May 3, 2024

E.U. Members at Odds on Banking Regulation and Greece

Also Monday, the finance ministers postponed at least until Nov. 20 a decision on releasing a long-delayed installment of €31.5 billion in aid to Greece. The country’s finance minister warned that without the aid, the country’s risk of defaulting on its debt remained high.

A plan to establish a single banking supervisor under the aegis of the European Central Bank for the 6,000 lenders in the euro area dominated a second day of talks here. The meeting Monday concentrated on the plight of Greece, which still threatens to derail the euro zone after dragging on for more than two years.

The new banking supervisor is seen as a major step toward breaking the so-called doom loop in which frail banks can endanger national finances and push countries toward full bailouts.

Germany made the creation of the single supervisor a prerequisite for states to tap a newly created European bailout fund and use the money to recapitalize their banks directly.

But Luc Freiden, the finance minister of Luxembourg, said Tuesday that the system still could be months away.

“We shouldn’t be fixed to dates,” Mr. Freiden said. “If it takes three months longer, it’s no problem.”

Maria Fekter, the Austrian finance minister, asked whether the creation of the new regulator would require changes to the E.U. treaty, or “would be the better solution” in creating a banking union. “Speed kills when we don’t have the best solution,” she told ministers.

The European Commission has said a unified system of regulation could be up and running next year. Germany is among the countries that have urged caution, saying that rushing the process would risk creating new loopholes. Britain and Sweden say much work still needs to be done to ensure the system does not discriminate against E.U. countries outside of the euro area.

“We cannot see a compromise with only the current modalities on the table,” Anders Borg, the Swedish finance minister, said Tuesday. “The E.C.B. could be the supervisor but then we need to consider a treaty change. Either you must change the treaty so it’s clear that every member is treated equitably, or you need to move it outside of the E.C.B.”

Finance ministers also discussed creating a “Robin Hood tax” — a fee levied on equity trades.

Britain and Sweden are among the countries that have said they would not participate in such a tax, but 11 of the 27 E.U. countries have expressed interest in going forward with the plan. On Tuesday, Wolfgang Schäuble, the German finance minister, said plans for the tax “will gather momentum.”

In a sign that repairing the Greek economy and the euro would continue to be a rancorous process even after years of crisis, Jean-Claude Juncker, the prime minister of Luxembourg, and Christine Lagarde, the managing director of the International Monetary Fund, drew strikingly different conclusions late Monday about how long it should take to bring the towering Greek debt under control.

The disagreement is a hugely sensitive matter for Greece’s biggest creditors in the euro area and for Germany in particular. The government in Berlin wants to avoid the political fallout from the higher costs that would result from meeting the I.M.F.’s target for cutting Greek debt to 120 percent of gross domestic product by 2020. The debt is now estimated at 175 percent of G.D.P.
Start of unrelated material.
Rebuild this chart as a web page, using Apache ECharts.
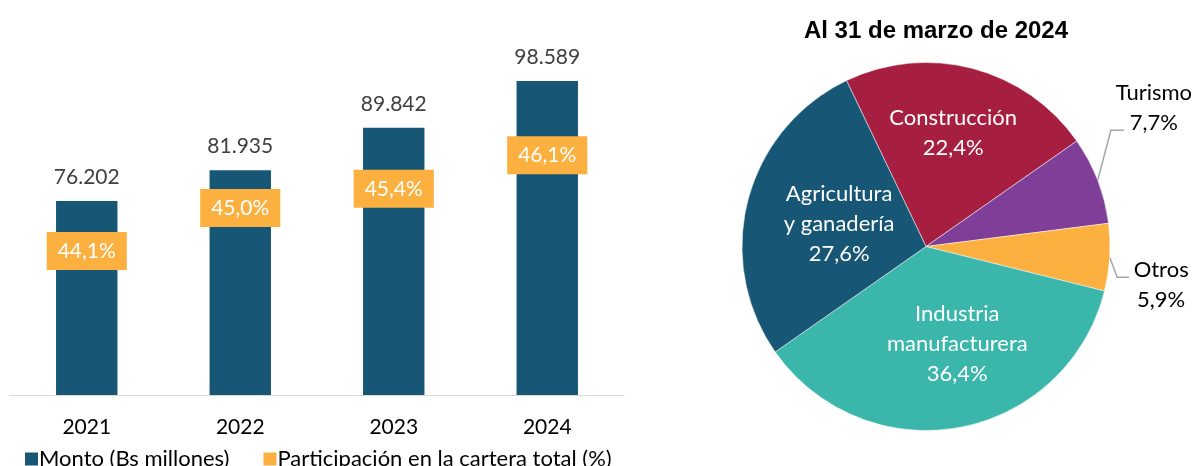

Mr. Schäuble said that meeting the I.M.F. target was “possibly a little too ambitious” given worsening economic conditions across Europe.

He also said that Greece’s creditors would find ways to help the country meet the higher costs resulting from giving it more time to meet fiscal goals now set for 2016, other than handing over more money.

“There are no considerations to top up the program,” Mr. Schäuble said. “In the end it will be all about guarantees, not transfer for Greece.”

Creditors could agree instead to “take some measures to reduce interest rates that will have an immediate effect” on the Greek budget, he said.

A draft copy of a report by the troika of international lenders — the European Commission, the European Central Bank and the International Monetary Fund — that was circulating at the meeting said the bill for allowing Greece more time would be €32.6 billion, or $41 billion.

Helping Greece through 2014 would require €15 billion, partly to make up for lower-than-expected proceeds from privatizations, according to the draft report.

An additional €17.6 billion would be needed for 2015-16 because Greece was expected to be servicing more debt than previously forecast and because the country may be unable to tap capital markets, the draft report said.

Late Monday, ministers put off a decision on releasing a €31.5 billion installment of aid to Greece until officials could assess the country’s progress in implementing measures Athens agreed to take as a condition for receiving two bailout packages totaling €240 billion.

Yannis Stournaras, the Greek finance minister, said that without the funding the country was still perilously close to defaulting on its debt.

“The risk of an accident is very great,” Mr. Stournaras told the European Parliament’s economic and social affairs committee. “Time is running out, society is exhausted.”

Even after euro zone finance ministers approve the aid, it still must be cleared by a number of national parliaments.

Niki Kitsantonis contributed reporting from Athens.